Henry e compagni il primo scoglio: cross pennellato dalla destra ed incornata di Charisteas nel sette. 1-0, sofferenza e lotta fino al triplice fischio. Dopodiché è Repubblica Ceca, una delle più belle sorprese della competizione, guidata da Cech, Nedved e Baros, che poi si confermerà capocannoniere del torneo, in stato di grazia. Ma nemmeno questa volta la differenza tecnica riuscì a farsi valere: 105’ sul cronometro, cross sempre dalla destra e lo stendardo difensivo Trayanos Dellas sigla il gol del successo.

La finale è esattamente la replica della prima partita, l’eterno ritorno, il cerchio della storia che si ripete, ma in maniera simile, lasciando spazio al caso di poter mettere la firma sulle pagine della storia stessa. Ciò nonostante, si presentavano due compagini diametralmente opposte dal punto di vista emotivo, il Portogallo pressato dalla necessità di vincere, vittima di anni di insuccessi, con le proprie stelle all’apice della carriera (Figo, Rui Costa, D’eco, Maniche, Ricardo Carvalho, ecc) ed un giovane Cristiano Ronaldo, desiderose di non rimanere solo dei puntini anonimi nel firmamento delle leggende e dall’altra uomini temprati alla lotta, alla sofferenza, che vivevano questa partita come i 300 spartani alle Termopili. E siccome l’epicità si tramanda nell’unicità dell’evento, non potevano permettersi di sbagliare, consci che quella assurda alchimia sarebbe svanita al triplice fischio....

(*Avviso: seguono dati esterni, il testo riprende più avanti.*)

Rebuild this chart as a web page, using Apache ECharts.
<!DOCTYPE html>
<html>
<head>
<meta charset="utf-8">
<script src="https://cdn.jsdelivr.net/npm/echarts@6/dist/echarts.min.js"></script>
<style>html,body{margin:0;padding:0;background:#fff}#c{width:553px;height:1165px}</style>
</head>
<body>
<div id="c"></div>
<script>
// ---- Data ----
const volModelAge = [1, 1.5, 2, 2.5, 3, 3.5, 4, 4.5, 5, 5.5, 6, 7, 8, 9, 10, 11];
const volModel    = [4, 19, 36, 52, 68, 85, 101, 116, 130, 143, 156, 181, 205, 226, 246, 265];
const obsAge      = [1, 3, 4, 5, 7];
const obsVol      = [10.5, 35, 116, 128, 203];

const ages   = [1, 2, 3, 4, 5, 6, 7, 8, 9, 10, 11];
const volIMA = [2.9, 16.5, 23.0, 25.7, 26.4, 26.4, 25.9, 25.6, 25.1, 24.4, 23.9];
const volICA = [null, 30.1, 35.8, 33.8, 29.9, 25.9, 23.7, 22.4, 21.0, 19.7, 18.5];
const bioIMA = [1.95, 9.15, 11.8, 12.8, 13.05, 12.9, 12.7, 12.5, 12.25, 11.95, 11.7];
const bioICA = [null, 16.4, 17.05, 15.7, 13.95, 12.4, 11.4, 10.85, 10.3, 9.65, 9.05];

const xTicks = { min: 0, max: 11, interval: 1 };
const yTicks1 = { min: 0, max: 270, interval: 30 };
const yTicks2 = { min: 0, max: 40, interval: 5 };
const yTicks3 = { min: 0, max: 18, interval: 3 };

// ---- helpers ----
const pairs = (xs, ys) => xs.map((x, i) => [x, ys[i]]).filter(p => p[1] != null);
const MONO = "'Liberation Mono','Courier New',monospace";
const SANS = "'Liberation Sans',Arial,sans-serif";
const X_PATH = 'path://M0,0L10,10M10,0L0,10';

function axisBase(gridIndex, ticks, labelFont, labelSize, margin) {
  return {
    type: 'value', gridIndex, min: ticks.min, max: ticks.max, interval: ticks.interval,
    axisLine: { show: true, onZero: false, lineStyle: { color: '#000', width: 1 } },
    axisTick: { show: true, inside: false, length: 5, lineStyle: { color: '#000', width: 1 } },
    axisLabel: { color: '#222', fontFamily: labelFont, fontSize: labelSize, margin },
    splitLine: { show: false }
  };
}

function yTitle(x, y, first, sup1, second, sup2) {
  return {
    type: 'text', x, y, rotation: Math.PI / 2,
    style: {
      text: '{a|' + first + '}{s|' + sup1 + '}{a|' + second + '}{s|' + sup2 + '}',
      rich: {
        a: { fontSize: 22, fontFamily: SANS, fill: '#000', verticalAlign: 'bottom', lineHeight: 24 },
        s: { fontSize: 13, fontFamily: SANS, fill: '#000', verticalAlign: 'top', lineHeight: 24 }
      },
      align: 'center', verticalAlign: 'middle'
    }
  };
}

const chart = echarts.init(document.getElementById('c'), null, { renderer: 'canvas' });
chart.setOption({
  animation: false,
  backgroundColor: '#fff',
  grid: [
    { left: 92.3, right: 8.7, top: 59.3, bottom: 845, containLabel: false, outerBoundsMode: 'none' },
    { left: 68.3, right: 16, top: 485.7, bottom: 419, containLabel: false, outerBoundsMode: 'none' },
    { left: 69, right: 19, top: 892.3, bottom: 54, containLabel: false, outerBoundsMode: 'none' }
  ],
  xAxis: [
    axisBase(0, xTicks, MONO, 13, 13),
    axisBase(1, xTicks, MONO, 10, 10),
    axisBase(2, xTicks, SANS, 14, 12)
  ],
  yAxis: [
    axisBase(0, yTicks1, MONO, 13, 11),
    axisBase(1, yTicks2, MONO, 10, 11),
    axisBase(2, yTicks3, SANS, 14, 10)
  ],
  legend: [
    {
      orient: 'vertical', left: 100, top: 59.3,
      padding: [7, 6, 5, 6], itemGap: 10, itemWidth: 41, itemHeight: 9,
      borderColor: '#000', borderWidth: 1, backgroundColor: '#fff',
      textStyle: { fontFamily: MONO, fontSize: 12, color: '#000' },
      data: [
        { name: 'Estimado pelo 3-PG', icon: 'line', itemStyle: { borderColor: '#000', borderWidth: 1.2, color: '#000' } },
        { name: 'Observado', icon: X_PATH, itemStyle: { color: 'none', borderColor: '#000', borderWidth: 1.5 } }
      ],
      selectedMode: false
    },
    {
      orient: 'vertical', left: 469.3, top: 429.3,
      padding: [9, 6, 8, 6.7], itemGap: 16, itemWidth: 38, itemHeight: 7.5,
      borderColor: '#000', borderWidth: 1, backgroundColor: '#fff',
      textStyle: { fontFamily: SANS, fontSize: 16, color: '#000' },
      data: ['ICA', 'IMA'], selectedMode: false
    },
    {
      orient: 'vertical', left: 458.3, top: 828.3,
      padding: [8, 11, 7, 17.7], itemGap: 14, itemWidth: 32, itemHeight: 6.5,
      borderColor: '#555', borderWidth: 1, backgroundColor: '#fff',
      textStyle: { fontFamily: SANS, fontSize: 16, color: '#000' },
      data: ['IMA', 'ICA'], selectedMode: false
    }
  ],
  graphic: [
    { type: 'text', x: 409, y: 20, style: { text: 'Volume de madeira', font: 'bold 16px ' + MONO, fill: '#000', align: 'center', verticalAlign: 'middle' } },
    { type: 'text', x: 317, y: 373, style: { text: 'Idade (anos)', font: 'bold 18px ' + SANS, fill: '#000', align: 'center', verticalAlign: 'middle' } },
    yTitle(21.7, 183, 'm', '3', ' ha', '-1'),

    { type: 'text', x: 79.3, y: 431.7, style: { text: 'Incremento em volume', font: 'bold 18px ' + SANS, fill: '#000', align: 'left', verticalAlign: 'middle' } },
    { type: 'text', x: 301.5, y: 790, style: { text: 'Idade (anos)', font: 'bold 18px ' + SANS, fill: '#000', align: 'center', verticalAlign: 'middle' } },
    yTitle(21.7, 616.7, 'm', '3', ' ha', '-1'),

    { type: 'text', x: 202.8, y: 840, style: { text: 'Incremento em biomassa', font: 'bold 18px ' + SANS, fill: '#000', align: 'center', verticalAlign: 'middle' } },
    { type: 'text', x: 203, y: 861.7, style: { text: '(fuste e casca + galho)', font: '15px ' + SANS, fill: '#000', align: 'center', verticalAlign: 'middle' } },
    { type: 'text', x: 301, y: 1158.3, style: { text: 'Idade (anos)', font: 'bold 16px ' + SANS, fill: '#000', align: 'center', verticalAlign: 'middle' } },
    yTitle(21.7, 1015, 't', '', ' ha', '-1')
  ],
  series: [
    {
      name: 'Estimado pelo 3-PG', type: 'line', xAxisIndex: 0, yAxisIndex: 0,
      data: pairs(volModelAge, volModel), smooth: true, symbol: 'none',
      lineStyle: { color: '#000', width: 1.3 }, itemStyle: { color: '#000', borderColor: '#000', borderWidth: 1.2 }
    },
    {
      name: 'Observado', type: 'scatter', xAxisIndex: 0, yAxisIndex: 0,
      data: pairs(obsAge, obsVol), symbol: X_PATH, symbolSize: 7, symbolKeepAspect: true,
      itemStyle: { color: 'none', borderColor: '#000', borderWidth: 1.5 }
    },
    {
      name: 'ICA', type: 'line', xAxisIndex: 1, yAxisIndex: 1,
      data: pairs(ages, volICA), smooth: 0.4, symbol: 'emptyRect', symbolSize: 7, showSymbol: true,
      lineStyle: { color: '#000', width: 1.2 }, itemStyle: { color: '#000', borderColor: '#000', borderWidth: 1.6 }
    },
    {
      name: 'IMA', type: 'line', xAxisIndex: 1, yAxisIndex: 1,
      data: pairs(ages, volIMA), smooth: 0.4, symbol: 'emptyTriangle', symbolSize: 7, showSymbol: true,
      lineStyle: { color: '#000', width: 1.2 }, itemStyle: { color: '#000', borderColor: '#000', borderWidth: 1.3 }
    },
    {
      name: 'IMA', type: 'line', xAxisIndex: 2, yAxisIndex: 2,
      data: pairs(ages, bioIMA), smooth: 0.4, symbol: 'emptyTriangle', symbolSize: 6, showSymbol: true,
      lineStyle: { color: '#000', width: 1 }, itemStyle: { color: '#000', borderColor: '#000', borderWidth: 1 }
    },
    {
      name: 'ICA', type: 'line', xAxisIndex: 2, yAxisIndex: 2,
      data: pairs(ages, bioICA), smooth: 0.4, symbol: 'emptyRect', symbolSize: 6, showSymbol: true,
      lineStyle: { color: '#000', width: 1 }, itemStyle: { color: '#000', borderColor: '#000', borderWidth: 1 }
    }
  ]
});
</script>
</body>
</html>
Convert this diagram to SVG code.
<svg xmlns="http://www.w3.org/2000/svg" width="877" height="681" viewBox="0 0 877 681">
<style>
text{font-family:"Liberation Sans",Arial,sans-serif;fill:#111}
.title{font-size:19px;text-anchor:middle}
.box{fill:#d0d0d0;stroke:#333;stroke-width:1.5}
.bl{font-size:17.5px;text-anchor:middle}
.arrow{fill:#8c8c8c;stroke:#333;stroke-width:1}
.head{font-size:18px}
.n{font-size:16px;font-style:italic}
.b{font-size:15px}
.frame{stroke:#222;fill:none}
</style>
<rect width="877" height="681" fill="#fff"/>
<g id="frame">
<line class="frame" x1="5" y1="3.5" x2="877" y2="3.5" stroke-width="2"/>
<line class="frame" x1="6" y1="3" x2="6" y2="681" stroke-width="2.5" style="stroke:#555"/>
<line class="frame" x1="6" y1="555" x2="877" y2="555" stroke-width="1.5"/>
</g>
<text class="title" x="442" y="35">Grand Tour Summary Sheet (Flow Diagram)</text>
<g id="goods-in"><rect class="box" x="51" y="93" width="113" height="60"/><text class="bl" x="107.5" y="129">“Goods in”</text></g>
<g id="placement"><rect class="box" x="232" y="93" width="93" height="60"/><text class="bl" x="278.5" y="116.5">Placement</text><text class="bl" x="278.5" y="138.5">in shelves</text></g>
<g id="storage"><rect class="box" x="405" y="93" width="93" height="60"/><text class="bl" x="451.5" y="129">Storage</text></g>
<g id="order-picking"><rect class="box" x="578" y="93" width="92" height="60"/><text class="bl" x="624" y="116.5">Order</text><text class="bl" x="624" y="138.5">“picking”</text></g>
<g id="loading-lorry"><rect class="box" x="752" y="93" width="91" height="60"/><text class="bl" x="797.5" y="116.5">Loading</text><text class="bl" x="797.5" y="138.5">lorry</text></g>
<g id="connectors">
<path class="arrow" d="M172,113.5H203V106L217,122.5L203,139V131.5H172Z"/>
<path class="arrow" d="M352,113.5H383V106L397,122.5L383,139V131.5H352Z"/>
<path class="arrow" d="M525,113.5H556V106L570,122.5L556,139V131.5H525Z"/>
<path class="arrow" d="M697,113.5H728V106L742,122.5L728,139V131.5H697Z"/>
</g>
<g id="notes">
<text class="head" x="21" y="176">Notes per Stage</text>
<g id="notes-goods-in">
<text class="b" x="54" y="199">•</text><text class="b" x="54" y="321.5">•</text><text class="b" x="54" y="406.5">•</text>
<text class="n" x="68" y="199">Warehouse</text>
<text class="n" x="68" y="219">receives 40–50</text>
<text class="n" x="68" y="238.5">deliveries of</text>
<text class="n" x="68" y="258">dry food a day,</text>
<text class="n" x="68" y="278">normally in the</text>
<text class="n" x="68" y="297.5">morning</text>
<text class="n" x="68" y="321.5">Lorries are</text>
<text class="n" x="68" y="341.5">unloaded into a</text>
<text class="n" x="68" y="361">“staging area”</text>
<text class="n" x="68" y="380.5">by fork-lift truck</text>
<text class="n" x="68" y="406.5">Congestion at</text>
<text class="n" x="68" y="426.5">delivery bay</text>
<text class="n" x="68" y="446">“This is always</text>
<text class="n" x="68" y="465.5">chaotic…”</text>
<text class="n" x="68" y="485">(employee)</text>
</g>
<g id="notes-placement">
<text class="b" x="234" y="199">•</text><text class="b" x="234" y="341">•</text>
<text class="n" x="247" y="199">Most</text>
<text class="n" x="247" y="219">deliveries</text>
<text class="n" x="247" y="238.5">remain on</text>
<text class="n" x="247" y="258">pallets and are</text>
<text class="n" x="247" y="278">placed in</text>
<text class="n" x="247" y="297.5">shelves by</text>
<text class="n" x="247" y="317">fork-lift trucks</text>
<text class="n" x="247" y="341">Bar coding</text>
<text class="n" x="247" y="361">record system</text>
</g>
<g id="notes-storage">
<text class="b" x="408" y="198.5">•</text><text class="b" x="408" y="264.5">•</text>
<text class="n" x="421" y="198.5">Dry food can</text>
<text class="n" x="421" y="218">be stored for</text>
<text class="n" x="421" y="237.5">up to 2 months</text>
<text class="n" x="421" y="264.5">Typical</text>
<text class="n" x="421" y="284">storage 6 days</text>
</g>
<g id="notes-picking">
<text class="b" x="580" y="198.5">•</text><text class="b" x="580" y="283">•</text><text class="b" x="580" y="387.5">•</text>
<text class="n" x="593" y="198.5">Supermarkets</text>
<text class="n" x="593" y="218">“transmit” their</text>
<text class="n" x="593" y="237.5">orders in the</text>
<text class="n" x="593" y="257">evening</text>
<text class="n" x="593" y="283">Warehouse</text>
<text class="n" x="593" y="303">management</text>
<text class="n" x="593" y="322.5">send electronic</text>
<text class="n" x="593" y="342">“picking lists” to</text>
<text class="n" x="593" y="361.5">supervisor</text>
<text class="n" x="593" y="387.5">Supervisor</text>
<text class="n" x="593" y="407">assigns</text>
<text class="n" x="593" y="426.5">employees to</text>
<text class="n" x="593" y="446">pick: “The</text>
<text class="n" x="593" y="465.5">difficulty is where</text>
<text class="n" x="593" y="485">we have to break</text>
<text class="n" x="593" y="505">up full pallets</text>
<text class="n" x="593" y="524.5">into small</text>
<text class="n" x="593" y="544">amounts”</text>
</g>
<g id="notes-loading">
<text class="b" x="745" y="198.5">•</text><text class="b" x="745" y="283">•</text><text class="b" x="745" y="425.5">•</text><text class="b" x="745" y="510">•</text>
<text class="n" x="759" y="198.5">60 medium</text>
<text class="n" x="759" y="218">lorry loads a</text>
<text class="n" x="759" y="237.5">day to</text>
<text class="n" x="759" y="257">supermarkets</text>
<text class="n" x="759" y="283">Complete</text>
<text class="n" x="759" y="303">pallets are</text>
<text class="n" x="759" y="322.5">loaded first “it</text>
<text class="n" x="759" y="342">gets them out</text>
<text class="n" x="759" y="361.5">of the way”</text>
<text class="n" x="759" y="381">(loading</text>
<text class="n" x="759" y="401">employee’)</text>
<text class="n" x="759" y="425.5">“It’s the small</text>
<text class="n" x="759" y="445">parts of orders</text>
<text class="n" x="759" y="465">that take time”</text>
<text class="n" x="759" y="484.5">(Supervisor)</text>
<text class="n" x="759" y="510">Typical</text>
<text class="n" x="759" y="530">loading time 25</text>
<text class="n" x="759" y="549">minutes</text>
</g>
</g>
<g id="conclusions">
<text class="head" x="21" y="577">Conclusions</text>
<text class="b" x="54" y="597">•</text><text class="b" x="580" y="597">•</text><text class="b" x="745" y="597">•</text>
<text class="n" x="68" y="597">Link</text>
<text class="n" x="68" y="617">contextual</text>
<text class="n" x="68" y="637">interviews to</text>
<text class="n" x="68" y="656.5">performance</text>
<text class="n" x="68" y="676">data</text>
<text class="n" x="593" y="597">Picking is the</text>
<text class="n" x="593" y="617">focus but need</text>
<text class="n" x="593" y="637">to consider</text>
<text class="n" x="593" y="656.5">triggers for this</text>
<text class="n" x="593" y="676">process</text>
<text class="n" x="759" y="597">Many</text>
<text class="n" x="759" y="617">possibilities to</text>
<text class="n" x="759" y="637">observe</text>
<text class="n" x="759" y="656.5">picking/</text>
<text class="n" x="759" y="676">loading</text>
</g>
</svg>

65’ Sempre cross dalla destra da corner e Charisteas, l’Achille di questa particolare Iliade in chiave postmoderna, trafigge al cuore una nazione intera con un colpo di testa in anticipo.

Il fragore delle emozioni in Grecia lo si percepiva da casa mia e colmava quel gelido silenzio che aveva investito d’un tratto il Da Luz, che di luminoso, in quegli attimi infiniti per i portoghesi, aveva solo il nome.